#### DIRECTIONS:
Beneath this line are entries. Copy the range from the line with "Convert this diagram to TikZ code." to the line with "(0,0) rectangle (503,833);", ends included, exactly; leave pictures out.

·····

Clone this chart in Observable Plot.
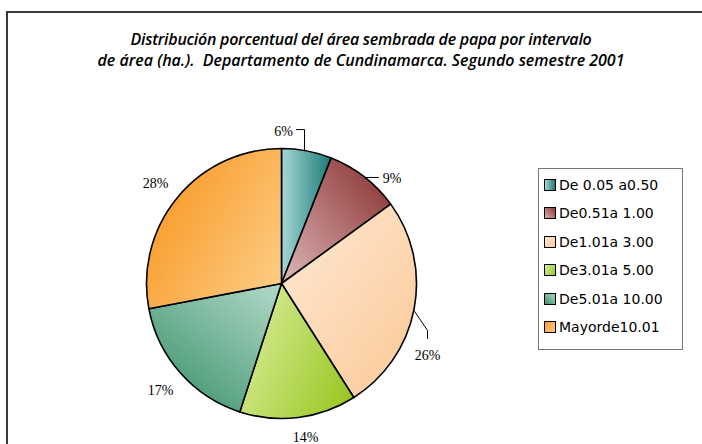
<!DOCTYPE html>
<html><head><meta charset="utf-8">
<script src="https://cdn.jsdelivr.net/npm/d3@7"></script>
<script src="https://cdn.jsdelivr.net/npm/@observablehq/plot@0.6"></script>
<style>
body{margin:0;background:#fff;}
#wrap{position:relative;width:702px;height:444px;overflow:hidden;background:#fff;}
#frame{position:absolute;left:6px;top:11px;width:800px;height:600px;border-left:2px solid #3a3a3a;border-top:2px solid #3a3a3a;pointer-events:none;}
#title{position:absolute;left:0;top:29px;width:722px;text-align:center;font:italic 600 16px "Open Sans";line-height:21px;color:#000;}
#title span{display:inline-block;white-space:pre;}
#chart{position:absolute;left:0;top:80px;}
#legend{position:absolute;left:538px;top:168px;width:145px;height:182px;border:1px solid #777;box-sizing:border-box;background:#fff;}
.item{position:absolute;left:5px;height:16px;display:flex;align-items:center;font:14px "DejaVu Sans";white-space:pre;color:#000;}
.sw{width:10px;height:10px;border:1px solid #000;margin-right:3px;flex:none;}
</style>
</head>
<body>
<div id="wrap">
  <div id="title"><span id="t1">Distribución porcentual del área sembrada de papa por intervalo</span><br><span id="t2">de área (ha.).  Departamento de Cundinamarca. Segundo semestre 2001</span></div>
  <div id="chart"></div>
  <div id="legend"></div>
  <div id="frame"></div>
</div>
<script>
// ---- data ----
const categories = ["De 0.05 a0.50", "De0.51a 1.00", "De1.01a 3.00", "De3.01a 5.00", "De5.01a 10.00", "Mayorde10.01"];
const percents = [6, 9, 26, 14, 17, 28];
const labels = ["6%", "9%", "26%", "14%", "17%", "28%"];

// ---- styles (slice gradients) ----
const gradients = [
  {x1: 0, y1: 0.5, x2: 1, y2: 0.5, stops: ["#a6d7d5", "#1b7a77"]},
  {x1: 0.1, y1: 1, x2: 1, y2: 0.15, stops: ["#d9b0b0", "#8c3535"]},
  {x1: 0.1, y1: 0.1, x2: 0.9, y2: 0.95, stops: ["#fee6d0", "#fccb9a"]},
  {x1: 0, y1: 0.3, x2: 1, y2: 0.8, stops: ["#d8ec96", "#98c824"]},
  {x1: 0.2, y1: 1, x2: 0.95, y2: 0.1, stops: ["#3e936e", "#a9d4c1"]},
  {x1: 0.2, y1: 0.2, x2: 1, y2: 0.75, stops: ["#f89e2e", "#fdca80"]}
];

// ---- layout (unit circle coordinates, radius = 1) ----
const labelPos = [[0.011, 1.13], [0.815, 0.781], [1.078, -0.53], [0.174, -1.137], [-0.9, -0.789], [-0.937, 0.744]];
const leaders = [
  [[0.167, 0.986], [0.167, 1.144], [0.107, 1.144]],
  [[0.615, 0.789], [0.715, 0.789]],
  [[0.98, -0.2], [1.078, -0.344], [1.078, -0.404]]
];

const slices = categories.map((c, i) => ({category: c, value: percents[i], label: labels[i], i}));
const labelData = slices.map((d, i) => ({label: d.label, x: labelPos[i][0], y: labelPos[i][1]}));
const leaderData = leaders.flatMap((pts, k) => pts.map(([x, y]) => ({k, x, y})));

function pieMark(data) {
  return (index, scales, values, dims) => {
    const cx = scales.x(0), cy = scales.y(0), r = scales.x(1) - scales.x(0);
    const g = d3.create("svg:g");
    const defs = g.append("defs");
    gradients.forEach((gr, i) => {
      const lg = defs.append("linearGradient").attr("id", "sg" + i)
        .attr("x1", gr.x1).attr("y1", gr.y1).attr("x2", gr.x2).attr("y2", gr.y2);
      lg.append("stop").attr("offset", 0).attr("stop-color", gr.stops[0]);
      lg.append("stop").attr("offset", 1).attr("stop-color", gr.stops[1]);
    });
    const arcs = d3.pie().sort(null).value(d => d.value)(data);
    const arc = d3.arc().innerRadius(0).outerRadius(r);
    g.append("g").attr("transform", `translate(${cx},${cy})`)
      .selectAll("path").data(arcs).join("path")
      .attr("d", arc)
      .attr("fill", (d, i) => `url(#sg${i})`)
      .attr("stroke", "#000").attr("stroke-width", 1.6).attr("stroke-linejoin", "round");
    return g.node();
  };
}

const W = 702, H = 364, R = 135, CX = 281.5, CY = 203.5;
const chart = Plot.plot({
  width: W, height: H,
  margin: 0,
  x: {domain: [-CX / R, (W - CX) / R], axis: null},
  y: {domain: [-(H - CY) / R, CY / R], axis: null},
  marks: [
    pieMark(slices),
    Plot.line(leaderData, {x: "x", y: "y", z: "k", stroke: "#000", strokeWidth: 1}),
    Plot.text(labelData, {x: "x", y: "y", text: "label", fontSize: 14, fontFamily: "Liberation Serif", fill: "#000"})
  ]
});
chart.style.background = "transparent";
document.getElementById("chart").appendChild(chart);

// legend
const legend = d3.select("#legend");
slices.forEach((d, i) => {
  const gr = gradients[i];
  const item = legend.append("div").attr("class", "item").style("top", (8 + i * 28.4) + "px");
  item.append("div").attr("class", "sw")
    .style("background", `linear-gradient(${Math.round(90 + Math.atan2(gr.y2 - gr.y1, gr.x2 - gr.x1) * 180 / Math.PI)}deg, ${gr.stops[0]}, ${gr.stops[1]})`);
  item.append("span").text(d.category);
});

// fit title lines to reference widths
[["t1", 461], ["t2", 527]].forEach(([id, target]) => {
  const el = document.getElementById(id);
  const w = el.getBoundingClientRect().width;
  const n = el.textContent.length;
  el.style.letterSpacing = ((target - w) / n) + "px";
});
</script>
</body></html>
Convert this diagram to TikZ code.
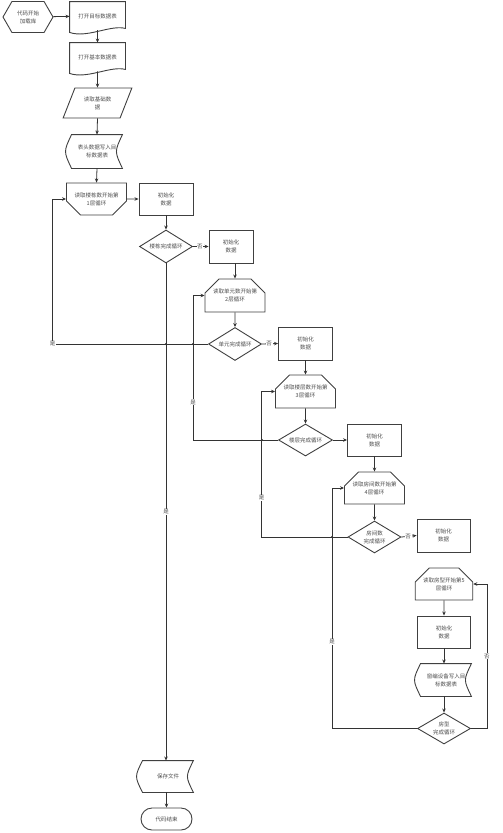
\documentclass[tikz,border=0pt]{standalone}
\usepackage{fontspec}
\setmainfont{Noto Sans CJK SC}
\usepackage{tikz}
\usetikzlibrary{arrows.meta}
\usetikzlibrary{positioning,shapes.geometric,shapes.misc,shapes.symbols}
\tikzset{
    box/.style={
        draw=black!75,
        line width=0.9pt,
        fill=white,
        inner sep=1pt,
        align=center,
        text=black!70,
        font=\fontsize{5.5}{8}\selectfont
    },
    proc/.style={box, rectangle, minimum width=54pt, minimum height=32pt},
    free/.style={box, draw=none, fill=none, rectangle},
    outline/.style={draw=black!75, line width=0.9pt},
    loopdown/.style={box, chamfered rectangle,
        chamfered rectangle corners={south west,south east},
        chamfered rectangle xsep=7pt, chamfered rectangle ysep=7pt,
        minimum width=54pt, minimum height=32pt},
    loopup/.style={box, chamfered rectangle,
        chamfered rectangle corners={north west,north east},
        chamfered rectangle xsep=7pt, chamfered rectangle ysep=7pt,
        minimum width=54pt, minimum height=33pt},
    decide/.style={box, diamond, aspect=1.6, inner sep=0pt,
        minimum width=53pt, minimum height=33pt},
    line/.style={draw=black!80, line width=0.8pt},
    lbl/.style={fill=white, inner sep=0.6pt, text=black!70,
        font=\fontsize{5.5}{6}\selectfont}
}
% document and stored data outlines
\newcommand{\docpath}[1]{%
  \draw[outline] (#1.north west) -- (#1.north east) -- ([yshift=2pt]#1.south east)
    .. controls ([xshift=-15pt,yshift=6pt]#1.south east) and ([xshift=18pt,yshift=-8pt]#1.south west) .. ([yshift=-2pt]#1.south west) -- cycle;}
\newcommand{\storedpath}[1]{%
  \draw[outline] (#1.north west) -- (#1.north east)
    .. controls ([xshift=-8pt]#1.east) .. (#1.south east) -- (#1.south west)
    .. controls ([xshift=-8pt]#1.west) .. (#1.north west) -- cycle;}

\begin{document}
\begin{tikzpicture}[
    x=1pt, y=-1pt,
    > = {Stealth[length=4pt, width=3.5pt]}
]
\useasboundingbox (0,0) rectangle (503,833);

% start and opening the tables
\node[box, signal, signal to=west and east, signal pointer angle=120,
      minimum width=50pt, minimum height=31pt] (start) at (28,17) {代码开始\\加载库};
\node[free, minimum width=55pt, minimum height=28pt] (open1) at (97.5,16) {打开目标数据表};
\docpath{open1}
\node[free, minimum width=55pt, minimum height=28pt] (open2) at (97.5,57) {打开基本数据表};
\docpath{open2}
\node[box, trapezium, trapezium left angle=63, trapezium right angle=117,
      trapezium stretches=true, minimum width=69pt, minimum height=30pt] (readbase) at (97.5,103) {读取基础数\\据};
\node[free, minimum width=50pt, minimum height=33pt] (header) at (97,151.5) {表头数据写入目\\标数据表};
\storedpath{header}

% loop 1
\node[loopdown] (loop1) at (96.5,199) {读取楼栋数开始第\\1层循环};
\node[proc] (init1) at (166,199) {初始化\\数据};
\node[decide] (dec1) at (166,246.5) {楼栋完成循环};

% loop 2
\node[proc, minimum width=44pt, minimum height=33pt] (init2) at (231,246.5) {初始化\\数据};
\node[loopup, minimum width=50pt] (loop2) at (235,295.5) {读取单元数开始第\\2层循环};
\node[decide] (dec2) at (235,344) {单元完成循环};

% loop 3
\node[proc, minimum height=33pt] (init3) at (305.5,343.5) {初始化\\数据};
\node[loopup] (loop3) at (305.5,391.5) {读取楼层数开始第\\3层循环};
\node[decide, minimum width=54pt, minimum height=32pt] (dec3) at (305.5,440) {楼层完成循环};

% loop 4
\node[proc] (init4) at (374.5,440) {初始化\\数据};
\node[loopup, minimum height=32pt] (loop4) at (374.5,488) {读取房间数开始第\\4层循环};
\node[decide, minimum height=32pt] (dec4) at (374.5,537) {房间数\\完成循环};

% loop 5
\node[proc, minimum width=53pt, minimum height=33pt] (init5) at (443.5,535.5) {初始化\\数据};
\node[loopup, minimum width=53pt, minimum height=32pt] (loop5) at (444,584) {读取房型开始第5\\层循环};
\node[proc, minimum width=53pt] (init6) at (444,632) {初始化\\数据};
\node[free, minimum width=50pt, minimum height=32pt] (write) at (446,680) {窗编设备写入目\\标数据表};
\storedpath{write}
\node[decide, minimum height=31pt] (dec5) at (444,728.5) {房型\\完成循环};

% end
\node[free, minimum width=50pt, minimum height=31pt] (save) at (168,776.5) {保存文件};
\storedpath{save}
\node[box, rounded rectangle, minimum width=53pt, minimum height=22pt] (stop) at (166.5,819) {代码结束};

% straight connectors
\draw[line,->] (start) -- (open1);
\draw[line,->] (open1.south) -- (open2.north);
\draw[line,->] (open2.south) -- (readbase.north);
\draw[line,->] (readbase.south) -- (header.north);
\draw[line,->] (header.south) -- (loop1.north);
\draw[line,->] (loop1) -- (init1);
\draw[line,->] (init1) -- (dec1);
\draw[line,->] (dec1.east) -- node[lbl, pos=0.45] {否} (init2.west);
\draw[line,->] (loop2.north |- init2.south) -- (loop2.north);
\draw[line,->] (loop2) -- (dec2);
\draw[line,->] (dec2.east) -- node[lbl, pos=0.45] {否} (init3.west);
\draw[line,->] (init3) -- (loop3);
\draw[line,->] (loop3) -- (dec3);
\draw[line,->] (dec3.east) -- (init4.west);
\draw[line,->] (init4) -- (loop4);
\draw[line,->] (loop4) -- (dec4);
\draw[line,->] (dec4.east) -- node[lbl, pos=0.45] {否} (init5.west);
\draw[line,->] (loop5) -- (init6);
\draw[line,->] (init6.south) -- (write.north -| init6.south);
\draw[line,->] (write.south -| dec5.north) -- (dec5.north);
\draw[line,->] (dec1.south) -- node[lbl] {是} (save.north -| dec1.south);
\draw[line,->] (save.south -| stop.north) -- (stop.north);

% loop backs
\draw[line,->] (dec2.west) -- ++(-155.5,0) node[lbl, pos=1] {是} |- (loop1.west);
\draw[line,->] (dec3.west) -- ++(-85,0) |- node[lbl, pos=0.13] {是} (loop2.west);
\draw[line,->] (dec4.west) -- ++(-86,0) |- node[lbl, pos=0.135] {是} (loop3.west);
\draw[line,->] (dec5.west) -- ++(-85,0) |- node[lbl, pos=0.18] {是} (loop4.west);
\draw[line,->] (dec5.east) -- ++(16,0) |- node[lbl, pos=0.25] {否} (loop5.east);

% crossings
\foreach \p in {(166,344), (193,344), (262,440), (332,537)}
  \fill[black!80] \p circle (1.2pt);
\end{tikzpicture}
\end{document}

·····

#### TASK ANSWER:
Convert this diagram to TikZ code.
\documentclass[tikz,border=0pt]{standalone}
\usepackage{fontspec}
\setmainfont{Noto Sans CJK SC}
\usepackage{tikz}
\usetikzlibrary{arrows.meta}
\usetikzlibrary{positioning,shapes.geometric,shapes.misc,shapes.symbols}
\tikzset{
    box/.style={
        draw=black!75,
        line width=0.9pt,
        fill=white,
        inner sep=1pt,
        align=center,
        text=black!70,
        font=\fontsize{5.5}{8}\selectfont
    },
    proc/.style={box, rectangle, minimum width=54pt, minimum height=32pt},
    free/.style={box, draw=none, fill=none, rectangle},
    outline/.style={draw=black!75, line width=0.9pt},
    loopdown/.style={box, chamfered rectangle,
        chamfered rectangle corners={south west,south east},
        chamfered rectangle xsep=7pt, chamfered rectangle ysep=7pt,
        minimum width=54pt, minimum height=32pt},
    loopup/.style={box, chamfered rectangle,
        chamfered rectangle corners={north west,north east},
        chamfered rectangle xsep=7pt, chamfered rectangle ysep=7pt,
        minimum width=54pt, minimum height=33pt},
    decide/.style={box, diamond, aspect=1.6, inner sep=0pt,
        minimum width=53pt, minimum height=33pt},
    line/.style={draw=black!80, line width=0.8pt},
    lbl/.style={fill=white, inner sep=0.6pt, text=black!70,
        font=\fontsize{5.5}{6}\selectfont}
}
% document and stored data outlines
\newcommand{\docpath}[1]{%
  \draw[outline] (#1.north west) -- (#1.north east) -- ([yshift=2pt]#1.south east)
    .. controls ([xshift=-15pt,yshift=6pt]#1.south east) and ([xshift=18pt,yshift=-8pt]#1.south west) .. ([yshift=-2pt]#1.south west) -- cycle;}
\newcommand{\storedpath}[1]{%
  \draw[outline] (#1.north west) -- (#1.north east)
    .. controls ([xshift=-8pt]#1.east) .. (#1.south east) -- (#1.south west)
    .. controls ([xshift=-8pt]#1.west) .. (#1.north west) -- cycle;}

\begin{document}
\begin{tikzpicture}[
    x=1pt, y=-1pt,
    > = {Stealth[length=4pt, width=3.5pt]}
]
\useasboundingbox (0,0) rectangle (503,833);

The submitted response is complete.